The Roman section only of an article on pp705‑706 of

William Smith, D.C.L., LL.D.:
A Dictionary of Greek and Roman Antiquities, John Murray, London, 1875.

p705 LI′BERTUS, (ἀπελεύθερος), a freedman.

[. . .]

2. Roman. Freemen (liberi) were either Ingenui [Ingenui] or Libertini. Libertini were those persons who had been released from legal servitude (qui ex justa servitute manumissi sunt, Gaius, I.11). A manumitted slave was Libertus (that is, liberatus) with reference to his master; with reference to the class to which he belonged after manumission, he was Libertinus.

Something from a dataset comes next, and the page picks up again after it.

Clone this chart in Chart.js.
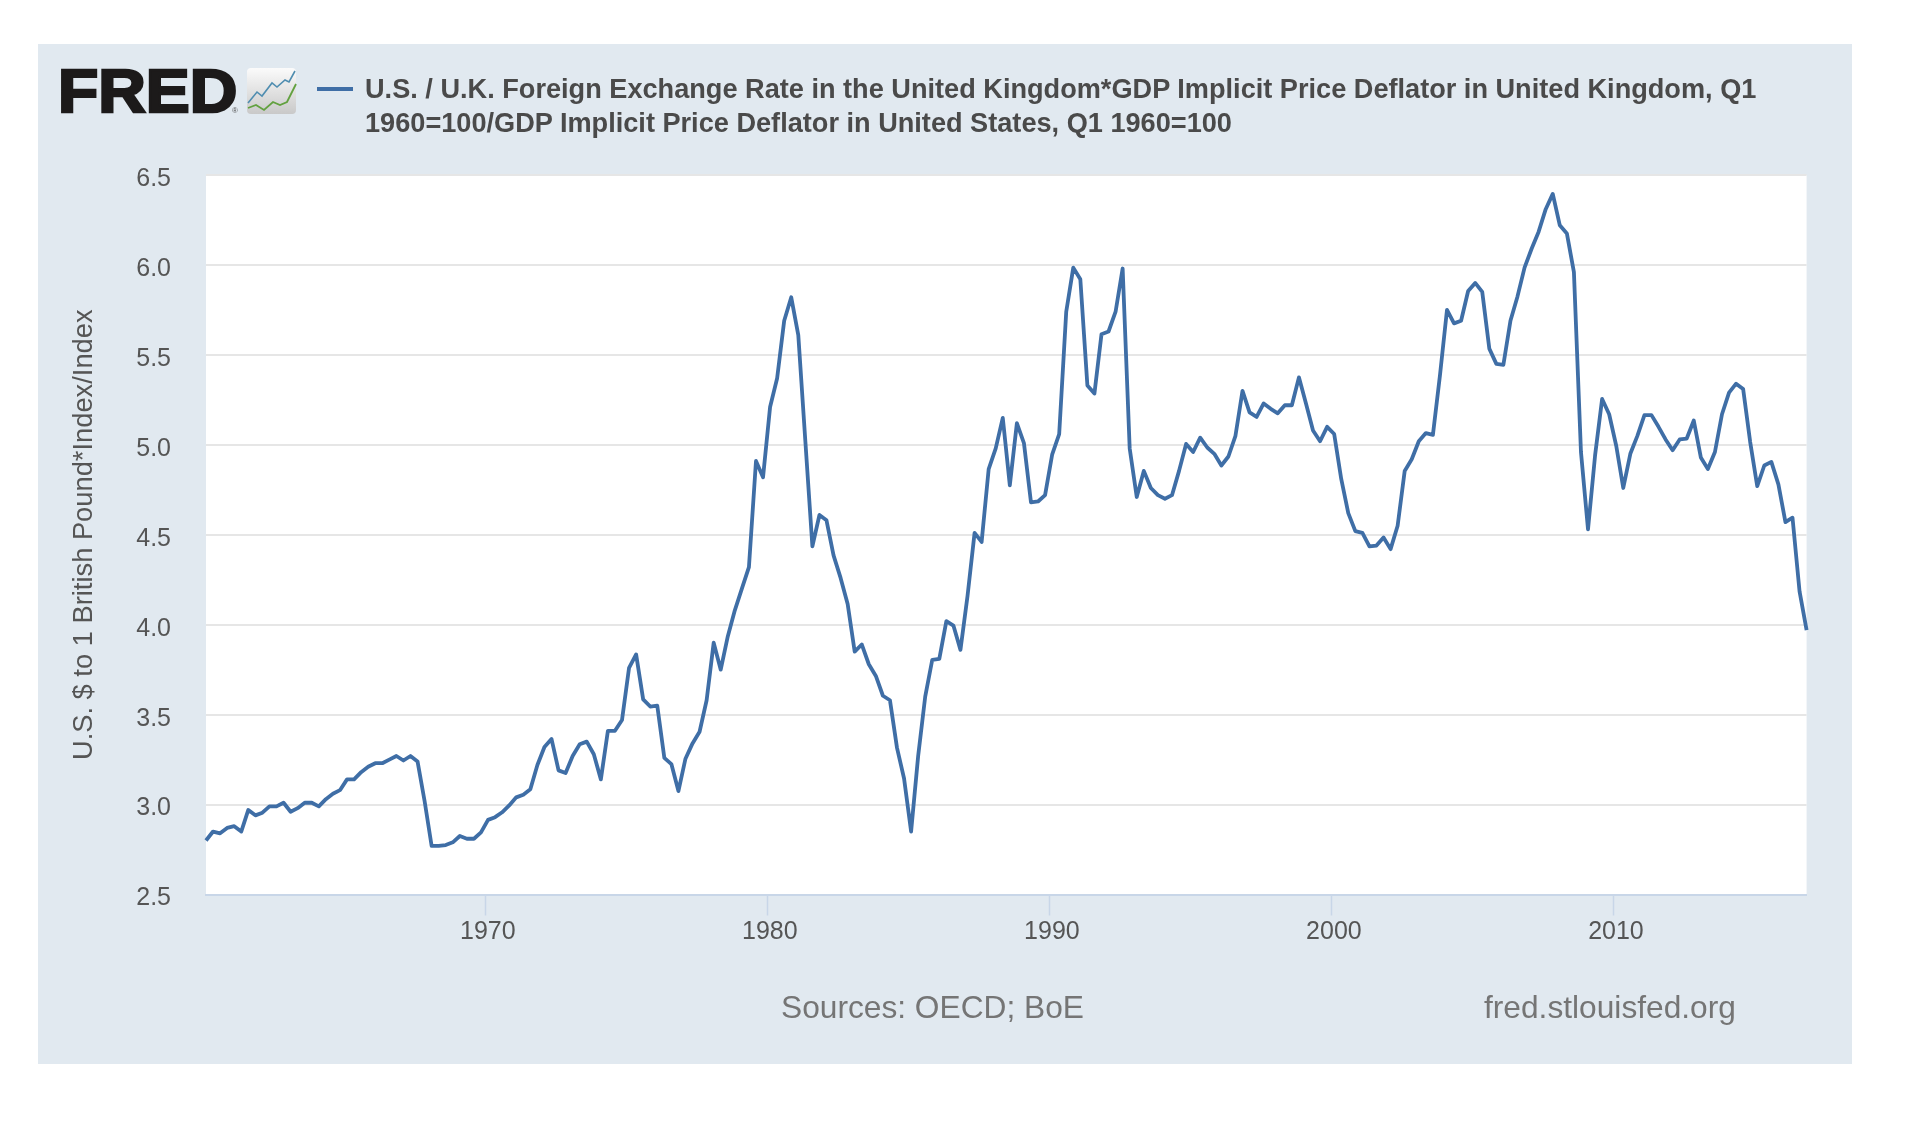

According to Suetonius, libertinus was the son of a libertus in the time of the censor Appius Claudius, and for some time after (Claud. c24); but this is not the meaning of the word in the extant Roman writers.

There were three modes of Legitima manumissio, the vindicta, the census, and the testamentum: if the manumitted slave was above thirty years of age, if he was the Quiritarian property of his master, and if he was manumitted in proper form (legitime, justa et legitima manumissione) he became a Civis Romanus: if any of these conditions were wanting, he became a Latinus; and in some cases only a Dediticius. [Manumissio.] Thus there were, as Ulpian observes, three kinds of Liberti: Cives Romani, Latini Juniani, and Dediticii.

The status of a Civis Romanus and that of a Dediticius, have been already described. [Civitas; Dediticii.] As to the political condition of Libertini under the republic, who were Cives Romani, see Manumissio.

Originally slaves who were so manumitted as not to become Cives Romani, were still slaves; but the Praetor took them under his protection, and maintained their freedom, though he could not make them Cives Romani. The Lex Junia gave them a certain status, which was expressed by the phrase Latini Juniani: they were called Latini, says Gaius I.22, III.56), because they were put on the same footing as the Latini Coloniarii, and Juniani because the Junia Lex gave them freedom, whereas before they were by strict law (ex jure Quiritium) slaves. Gaius (III.56) says that the Lex Junia declared such manumitted persons to be as free as if they had been Roman citizens by birth (cives Romani ingenui), who had gone out from Rome to join a Latin colony, and thereby had become Latini Coloniarii: this passage, which is not free from difficulty, is remarked on by Savigny (Zeitschrift, IX. p320).

Latinus could attain the Civitas in several ways (Gaius, I.28, &c.; Ulp. Frag. tit. 3; Latinitas.) As the patria potestas was a Jus peculiar to Roman citizens, it followed that a Latinus had not the (Roman) patria potestas over his children. If, however, he had married either a Latina and had begotten a child, who would of course be a Latinus, or had married a Roman civis, which, by a senatusconsultum of Hadrian, would be a Romanus Civis, he might, by complying with the provisions of the Lex Aelia Sentia, in the former case obtain the civitas for himself, his wife, and child, and in both cases acquire the patria potestas over his child just as if the child had been born in justae nuptiae (Gaius, I.30, 66).